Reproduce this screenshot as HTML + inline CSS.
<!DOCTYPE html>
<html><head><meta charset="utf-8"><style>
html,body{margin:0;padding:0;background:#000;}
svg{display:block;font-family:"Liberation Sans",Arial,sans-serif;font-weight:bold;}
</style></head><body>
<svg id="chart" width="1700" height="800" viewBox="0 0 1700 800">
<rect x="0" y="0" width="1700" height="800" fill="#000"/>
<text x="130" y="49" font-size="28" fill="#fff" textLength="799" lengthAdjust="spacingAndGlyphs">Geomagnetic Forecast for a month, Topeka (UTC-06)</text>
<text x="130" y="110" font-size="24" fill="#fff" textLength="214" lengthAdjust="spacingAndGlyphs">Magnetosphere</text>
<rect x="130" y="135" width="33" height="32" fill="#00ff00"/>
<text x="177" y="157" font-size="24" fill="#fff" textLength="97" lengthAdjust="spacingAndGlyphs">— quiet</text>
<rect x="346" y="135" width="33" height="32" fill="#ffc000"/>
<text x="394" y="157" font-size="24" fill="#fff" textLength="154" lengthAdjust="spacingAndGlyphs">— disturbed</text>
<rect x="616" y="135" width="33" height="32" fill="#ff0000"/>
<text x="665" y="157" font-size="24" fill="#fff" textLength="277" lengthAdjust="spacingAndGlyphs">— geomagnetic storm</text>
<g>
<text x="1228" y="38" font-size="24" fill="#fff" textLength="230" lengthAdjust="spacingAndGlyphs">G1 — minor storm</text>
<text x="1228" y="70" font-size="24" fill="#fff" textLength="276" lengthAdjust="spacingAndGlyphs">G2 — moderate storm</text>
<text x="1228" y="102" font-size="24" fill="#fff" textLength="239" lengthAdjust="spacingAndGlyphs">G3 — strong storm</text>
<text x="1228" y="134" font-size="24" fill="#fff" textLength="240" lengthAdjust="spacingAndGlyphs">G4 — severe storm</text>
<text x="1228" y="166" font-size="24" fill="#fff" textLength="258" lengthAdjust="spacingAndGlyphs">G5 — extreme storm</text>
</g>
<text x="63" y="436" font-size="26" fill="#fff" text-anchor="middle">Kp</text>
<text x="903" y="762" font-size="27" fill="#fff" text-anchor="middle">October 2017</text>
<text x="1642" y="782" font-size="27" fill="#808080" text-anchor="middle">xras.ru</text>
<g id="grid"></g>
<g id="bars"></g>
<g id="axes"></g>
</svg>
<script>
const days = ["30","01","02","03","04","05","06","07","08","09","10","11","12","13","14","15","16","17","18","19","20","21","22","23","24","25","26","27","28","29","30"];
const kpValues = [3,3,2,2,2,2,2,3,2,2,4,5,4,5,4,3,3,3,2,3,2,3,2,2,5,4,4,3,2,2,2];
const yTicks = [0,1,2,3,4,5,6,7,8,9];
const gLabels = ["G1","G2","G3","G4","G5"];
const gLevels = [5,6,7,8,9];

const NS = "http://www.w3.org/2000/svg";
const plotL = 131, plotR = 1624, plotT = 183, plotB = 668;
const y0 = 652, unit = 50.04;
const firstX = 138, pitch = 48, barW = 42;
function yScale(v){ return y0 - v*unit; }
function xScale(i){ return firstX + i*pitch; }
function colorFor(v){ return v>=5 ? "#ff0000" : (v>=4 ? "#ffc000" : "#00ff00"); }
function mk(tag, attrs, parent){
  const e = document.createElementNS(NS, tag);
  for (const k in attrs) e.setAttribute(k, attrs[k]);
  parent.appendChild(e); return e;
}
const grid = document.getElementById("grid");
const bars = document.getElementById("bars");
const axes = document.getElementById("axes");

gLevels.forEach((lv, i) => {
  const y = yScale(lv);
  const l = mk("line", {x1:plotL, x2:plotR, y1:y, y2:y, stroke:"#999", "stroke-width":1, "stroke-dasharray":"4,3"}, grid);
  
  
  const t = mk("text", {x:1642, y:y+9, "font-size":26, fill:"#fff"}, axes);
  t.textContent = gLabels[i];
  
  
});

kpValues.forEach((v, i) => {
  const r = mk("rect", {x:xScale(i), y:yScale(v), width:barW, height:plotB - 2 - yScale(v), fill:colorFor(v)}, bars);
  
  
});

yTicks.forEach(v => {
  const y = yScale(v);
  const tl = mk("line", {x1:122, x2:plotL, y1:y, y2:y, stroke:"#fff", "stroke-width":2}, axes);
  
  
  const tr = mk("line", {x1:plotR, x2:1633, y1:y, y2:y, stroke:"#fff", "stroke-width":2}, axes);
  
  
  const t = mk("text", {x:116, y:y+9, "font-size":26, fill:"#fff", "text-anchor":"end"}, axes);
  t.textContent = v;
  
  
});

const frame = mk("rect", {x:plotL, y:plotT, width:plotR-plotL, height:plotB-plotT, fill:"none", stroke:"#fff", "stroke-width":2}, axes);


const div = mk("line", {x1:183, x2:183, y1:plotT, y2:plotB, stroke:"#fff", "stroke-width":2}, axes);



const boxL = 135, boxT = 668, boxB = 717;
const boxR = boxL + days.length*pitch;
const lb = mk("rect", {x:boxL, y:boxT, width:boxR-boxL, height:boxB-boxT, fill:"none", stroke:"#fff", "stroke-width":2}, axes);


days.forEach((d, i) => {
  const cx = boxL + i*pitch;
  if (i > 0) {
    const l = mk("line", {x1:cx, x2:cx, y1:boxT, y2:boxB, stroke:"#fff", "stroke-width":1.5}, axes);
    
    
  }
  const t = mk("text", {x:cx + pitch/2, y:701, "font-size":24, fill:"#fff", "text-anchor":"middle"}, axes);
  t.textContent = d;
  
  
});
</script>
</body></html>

+---+

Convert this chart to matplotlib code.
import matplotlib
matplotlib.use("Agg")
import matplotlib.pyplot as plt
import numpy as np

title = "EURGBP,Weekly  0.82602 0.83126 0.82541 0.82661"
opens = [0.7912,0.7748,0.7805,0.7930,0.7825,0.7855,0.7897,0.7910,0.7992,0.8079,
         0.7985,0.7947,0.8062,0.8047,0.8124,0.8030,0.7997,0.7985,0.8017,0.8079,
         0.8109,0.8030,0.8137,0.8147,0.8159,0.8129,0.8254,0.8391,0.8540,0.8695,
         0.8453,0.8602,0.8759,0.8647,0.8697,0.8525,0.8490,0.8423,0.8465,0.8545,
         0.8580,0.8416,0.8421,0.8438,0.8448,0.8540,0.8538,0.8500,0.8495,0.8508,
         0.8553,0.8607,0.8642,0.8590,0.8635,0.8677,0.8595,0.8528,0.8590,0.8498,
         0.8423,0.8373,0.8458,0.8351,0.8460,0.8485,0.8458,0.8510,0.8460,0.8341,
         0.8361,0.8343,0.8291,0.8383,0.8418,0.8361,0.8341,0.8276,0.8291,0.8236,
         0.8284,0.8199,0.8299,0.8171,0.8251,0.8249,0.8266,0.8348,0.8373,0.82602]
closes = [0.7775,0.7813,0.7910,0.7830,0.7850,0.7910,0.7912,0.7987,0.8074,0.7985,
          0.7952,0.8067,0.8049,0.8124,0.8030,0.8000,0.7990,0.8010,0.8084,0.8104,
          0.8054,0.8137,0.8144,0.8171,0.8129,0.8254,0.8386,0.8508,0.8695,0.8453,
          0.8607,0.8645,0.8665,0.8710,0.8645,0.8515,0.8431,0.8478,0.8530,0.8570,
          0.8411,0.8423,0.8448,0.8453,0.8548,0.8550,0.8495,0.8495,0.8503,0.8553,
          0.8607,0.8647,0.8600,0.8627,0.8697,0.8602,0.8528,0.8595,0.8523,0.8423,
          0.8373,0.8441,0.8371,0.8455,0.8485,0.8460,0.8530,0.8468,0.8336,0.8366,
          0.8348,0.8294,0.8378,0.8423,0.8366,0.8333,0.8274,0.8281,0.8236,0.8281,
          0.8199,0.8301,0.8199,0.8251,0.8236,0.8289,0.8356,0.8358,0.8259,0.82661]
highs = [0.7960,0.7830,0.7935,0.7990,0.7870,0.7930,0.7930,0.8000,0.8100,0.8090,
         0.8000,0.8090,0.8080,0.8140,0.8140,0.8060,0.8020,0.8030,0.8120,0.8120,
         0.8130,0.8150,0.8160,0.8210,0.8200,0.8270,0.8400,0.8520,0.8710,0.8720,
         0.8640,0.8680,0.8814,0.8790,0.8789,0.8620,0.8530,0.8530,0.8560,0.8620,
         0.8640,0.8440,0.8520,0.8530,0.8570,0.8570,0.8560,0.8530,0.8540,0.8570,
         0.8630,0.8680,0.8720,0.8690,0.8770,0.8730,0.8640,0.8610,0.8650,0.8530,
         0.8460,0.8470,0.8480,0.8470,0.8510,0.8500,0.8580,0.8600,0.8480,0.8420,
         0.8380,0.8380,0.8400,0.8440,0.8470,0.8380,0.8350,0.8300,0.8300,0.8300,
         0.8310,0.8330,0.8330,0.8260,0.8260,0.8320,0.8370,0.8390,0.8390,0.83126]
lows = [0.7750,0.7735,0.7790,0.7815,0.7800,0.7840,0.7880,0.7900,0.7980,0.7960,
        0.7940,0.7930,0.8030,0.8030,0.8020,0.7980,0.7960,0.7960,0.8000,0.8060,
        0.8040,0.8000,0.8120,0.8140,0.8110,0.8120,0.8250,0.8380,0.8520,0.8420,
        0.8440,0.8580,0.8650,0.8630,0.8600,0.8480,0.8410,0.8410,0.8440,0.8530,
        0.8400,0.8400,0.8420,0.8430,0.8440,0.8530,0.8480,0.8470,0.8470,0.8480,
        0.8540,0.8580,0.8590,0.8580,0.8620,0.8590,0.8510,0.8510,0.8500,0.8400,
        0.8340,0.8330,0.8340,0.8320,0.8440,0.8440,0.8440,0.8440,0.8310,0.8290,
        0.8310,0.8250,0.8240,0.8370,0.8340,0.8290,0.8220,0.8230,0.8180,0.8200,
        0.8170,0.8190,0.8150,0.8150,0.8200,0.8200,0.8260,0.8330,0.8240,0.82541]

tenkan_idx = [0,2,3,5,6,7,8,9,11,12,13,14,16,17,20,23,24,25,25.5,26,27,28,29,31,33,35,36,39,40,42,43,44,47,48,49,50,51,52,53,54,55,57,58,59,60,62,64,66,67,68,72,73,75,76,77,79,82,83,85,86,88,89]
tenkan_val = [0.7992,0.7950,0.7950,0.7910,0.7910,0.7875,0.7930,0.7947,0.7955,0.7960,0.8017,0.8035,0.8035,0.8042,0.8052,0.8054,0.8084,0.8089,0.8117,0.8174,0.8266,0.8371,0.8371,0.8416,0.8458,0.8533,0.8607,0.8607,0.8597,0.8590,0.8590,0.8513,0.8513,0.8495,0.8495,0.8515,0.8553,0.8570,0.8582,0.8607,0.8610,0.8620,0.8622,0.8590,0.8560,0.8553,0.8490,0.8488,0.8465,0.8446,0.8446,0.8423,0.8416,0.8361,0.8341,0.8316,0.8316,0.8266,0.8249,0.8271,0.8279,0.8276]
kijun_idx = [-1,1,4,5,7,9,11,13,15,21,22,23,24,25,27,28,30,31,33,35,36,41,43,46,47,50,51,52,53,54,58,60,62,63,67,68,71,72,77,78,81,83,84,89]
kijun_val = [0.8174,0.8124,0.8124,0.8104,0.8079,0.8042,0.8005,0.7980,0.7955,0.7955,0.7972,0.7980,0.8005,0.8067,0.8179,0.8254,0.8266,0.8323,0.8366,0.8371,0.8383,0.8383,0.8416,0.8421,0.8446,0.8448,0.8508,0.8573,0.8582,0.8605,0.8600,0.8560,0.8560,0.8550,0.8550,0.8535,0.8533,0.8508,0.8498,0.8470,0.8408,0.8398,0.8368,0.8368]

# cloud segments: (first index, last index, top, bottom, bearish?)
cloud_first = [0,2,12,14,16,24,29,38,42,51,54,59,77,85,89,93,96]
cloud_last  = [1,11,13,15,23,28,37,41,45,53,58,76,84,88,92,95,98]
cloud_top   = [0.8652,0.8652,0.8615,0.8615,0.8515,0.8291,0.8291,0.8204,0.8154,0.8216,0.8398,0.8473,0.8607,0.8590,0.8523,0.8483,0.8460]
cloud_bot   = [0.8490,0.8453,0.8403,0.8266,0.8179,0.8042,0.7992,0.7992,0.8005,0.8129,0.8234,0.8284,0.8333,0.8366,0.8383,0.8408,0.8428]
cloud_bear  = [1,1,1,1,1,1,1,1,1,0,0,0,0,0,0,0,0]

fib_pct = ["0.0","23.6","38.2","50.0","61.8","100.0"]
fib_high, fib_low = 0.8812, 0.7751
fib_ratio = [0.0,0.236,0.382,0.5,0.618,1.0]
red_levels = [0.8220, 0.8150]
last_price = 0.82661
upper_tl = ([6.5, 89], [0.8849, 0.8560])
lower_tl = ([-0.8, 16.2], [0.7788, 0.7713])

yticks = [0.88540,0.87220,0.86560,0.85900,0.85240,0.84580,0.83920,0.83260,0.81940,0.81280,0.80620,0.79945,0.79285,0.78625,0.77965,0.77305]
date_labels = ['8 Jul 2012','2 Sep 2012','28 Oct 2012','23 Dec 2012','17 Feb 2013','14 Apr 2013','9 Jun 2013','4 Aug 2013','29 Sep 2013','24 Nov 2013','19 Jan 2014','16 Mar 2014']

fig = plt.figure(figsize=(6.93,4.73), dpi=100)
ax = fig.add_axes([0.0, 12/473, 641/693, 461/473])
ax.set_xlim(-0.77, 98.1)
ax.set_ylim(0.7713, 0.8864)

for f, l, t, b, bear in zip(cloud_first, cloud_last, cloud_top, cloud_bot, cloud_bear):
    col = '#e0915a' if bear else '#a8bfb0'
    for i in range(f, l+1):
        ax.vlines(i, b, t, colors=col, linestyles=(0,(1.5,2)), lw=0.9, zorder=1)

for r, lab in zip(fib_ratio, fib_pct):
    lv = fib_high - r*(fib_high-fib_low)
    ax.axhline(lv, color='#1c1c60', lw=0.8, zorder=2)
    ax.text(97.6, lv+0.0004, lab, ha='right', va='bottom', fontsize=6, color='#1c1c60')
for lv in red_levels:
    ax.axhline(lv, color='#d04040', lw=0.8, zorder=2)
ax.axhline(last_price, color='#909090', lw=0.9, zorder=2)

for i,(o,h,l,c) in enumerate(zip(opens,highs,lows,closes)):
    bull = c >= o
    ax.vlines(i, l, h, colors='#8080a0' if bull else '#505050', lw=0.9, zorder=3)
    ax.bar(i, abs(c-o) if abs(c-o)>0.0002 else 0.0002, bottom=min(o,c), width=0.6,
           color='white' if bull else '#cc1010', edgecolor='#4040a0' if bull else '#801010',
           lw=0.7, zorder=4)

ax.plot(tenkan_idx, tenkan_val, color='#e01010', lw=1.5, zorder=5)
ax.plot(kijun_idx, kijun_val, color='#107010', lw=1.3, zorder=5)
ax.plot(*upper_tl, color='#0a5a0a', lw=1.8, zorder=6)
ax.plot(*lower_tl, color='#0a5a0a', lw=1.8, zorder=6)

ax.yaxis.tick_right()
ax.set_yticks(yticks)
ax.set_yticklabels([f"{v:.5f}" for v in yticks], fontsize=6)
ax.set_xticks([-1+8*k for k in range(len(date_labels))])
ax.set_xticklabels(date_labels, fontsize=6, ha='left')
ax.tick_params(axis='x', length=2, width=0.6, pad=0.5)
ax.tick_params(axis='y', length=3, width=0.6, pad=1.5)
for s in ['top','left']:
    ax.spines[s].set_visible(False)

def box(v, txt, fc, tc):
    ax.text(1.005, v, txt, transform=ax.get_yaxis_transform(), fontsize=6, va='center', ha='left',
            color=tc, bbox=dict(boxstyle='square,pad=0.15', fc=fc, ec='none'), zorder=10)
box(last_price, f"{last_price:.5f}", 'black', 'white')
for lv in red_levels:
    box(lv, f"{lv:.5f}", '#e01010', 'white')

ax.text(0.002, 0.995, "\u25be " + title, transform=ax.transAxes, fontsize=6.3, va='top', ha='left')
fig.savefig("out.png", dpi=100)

+---+

## What you are asked to do
Quote exactly the lines running from the line with "Convert this chart to matplotlib code." through the line with "import numpy as np", both ends included, and nothing more.

## Correct answer
Convert this chart to matplotlib code.
import matplotlib
matplotlib.use("Agg")
import matplotlib.pyplot as plt
import numpy as np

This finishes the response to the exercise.